Our trip to Switzerland went off well. We didn't have any problems traveling, except for indecision on what kinds of snacks to buy en route. The train is not the cheapest option, but it is not that much more expensive than gas and toll fees and parking fees if we were to drive. Plus, it is WAY less stressful. Navigating on the German/Swiss highway systems is not that difficult, but there are always little surprises lurking, plus the famous German traffic jam (Stau). We left home on the first day of the fall holidays in our state, and the train was full enough; I can imagine what the roads must have looked like. So we saved ourselves a lot of frustration with the train.

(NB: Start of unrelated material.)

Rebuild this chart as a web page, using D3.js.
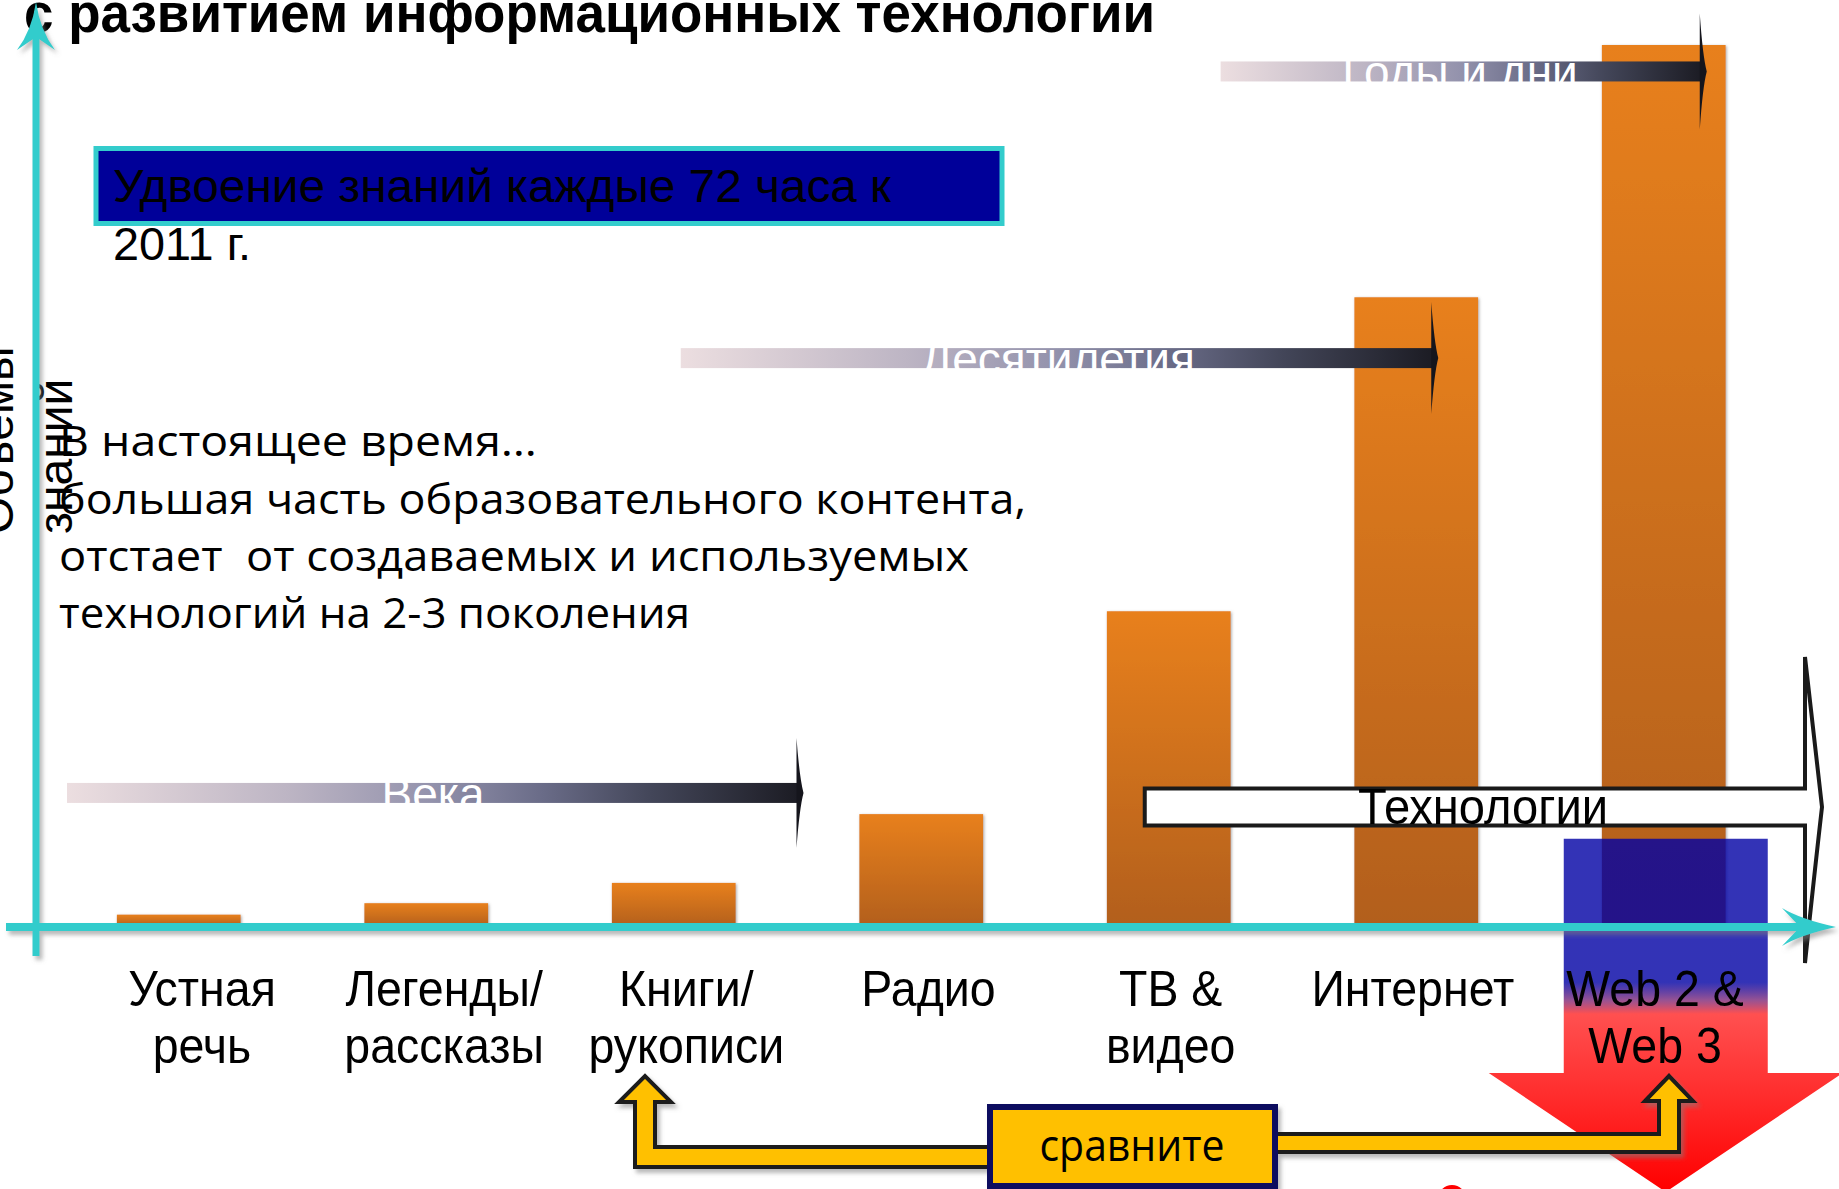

You also get a better view of the scenery from the train compared to the highway. Of course, when I pointed that out to John en route, we immediately went into a tunnel. Talk about unfortunate timing. But we didn't spend too much time in tunnels. We did get to see the Rhine Falls from up close, though. When we went to Italy a couple of years ago, we stopped there and climbed down to them, but on the other side. Either way, the view was spectacular.
When we got to Baden, our friends met us and showed us around a bit. There was a way cool playground tucked under a tall bridge. Looking at it from an American perspective, I could imagine it being a lodestone for lawsuits, but from the perspective of someone who's lived in Germany for a while, it was cool but not out of the common way. The town reminded me a lot of Heidelberg, on a slightly smaller scale. There are thermal springs there (hence the name, "bath"), and John and I drank some of the water. It tastes like the liquid inside the shell of a freshly boiled egg. Not something you'd want to drink a lot of, so you'd be sure to get well quickly, if you were drinking it for the health benefits.
Then we headed for their village a little ways outside Baden. We had delicious a Indian dinner, sent the kids off to bed, then stayed up chatting until about midnight. It was nice to visit with friends from back in the day in Austin.
The next morning, I realized I had neglected to pack a change of pants. I could have sworn I had folded them with the rest of my clothes, so I assumed I had just not managed to grab the bottom item in the stack of clothes slated for the suitcase. I imagined I would get home and find a giant pile of cat hair on my cords because they had been lying on the bed unattended for 3 days. Turns out, they were still in the bottom of the laundry basket full of clean clothes. I had gone over my mental list so many times, I had just imagined myself folding the pants. D'oh!
At 6 that evening, we were descended upon by a swarm of little kids. Karen (a Brit married to an American) had put up a sign in their apartment building warning the residents that they would be visited by marauding children in search of sweets and had arranged to have children of their acquaintance from the building, the kindergarten, and the playgroup come by so they could trick-or-treat in a pack. Hannah had bought some black fairy wings* and sparkly make-up and dressed up as a Goth butterfly fairy. We also had a pirate princess, a regular pirate, a regular princess, a teeny teddy bear, a wizard (who went around roaring like a dinosaur--he wasn't too sure about things), and a cat. Hannah has determined that the key to getting a good haul (either at Halloween or Mardi Gras) is to have a cute, tiny kid with you so you can siphon off the bulk of their candy. They won't know the difference.
*The wings were decorated along the top edge with black fur and silver tinsel and came with a headband topped with a circle on a stick (also covered in black fur and silver tinsel), making us joke that next year she can use it to dress up as a Goth Teletubby.
Then the next morning, but not too early, we headed back home. Since we got to the train station early, we had time for a cappucino and to buy some lunch to take with us. John managed to find chips that have the texture of Funions but are bacon flavored. Riiiight... Then when we got back to Heidelberg, John got approached by an old lady while I was busy buying bus tickets from the machine. She was offering to sell him a ticket that would be good for the rest of the day, but that she didn't need any more. All for 2 Euros (a one-use ticket for 90 minutes is 1.90). When we took a closer look at the ticket, it was for Bern, which is in Switzerland. I am pretty sure it isn't valid in a town more than 2 hours north of the border. Oh, well--you live and you learn. John learned that sweet-looking little old ladies are not to be trusted. I could have told him that.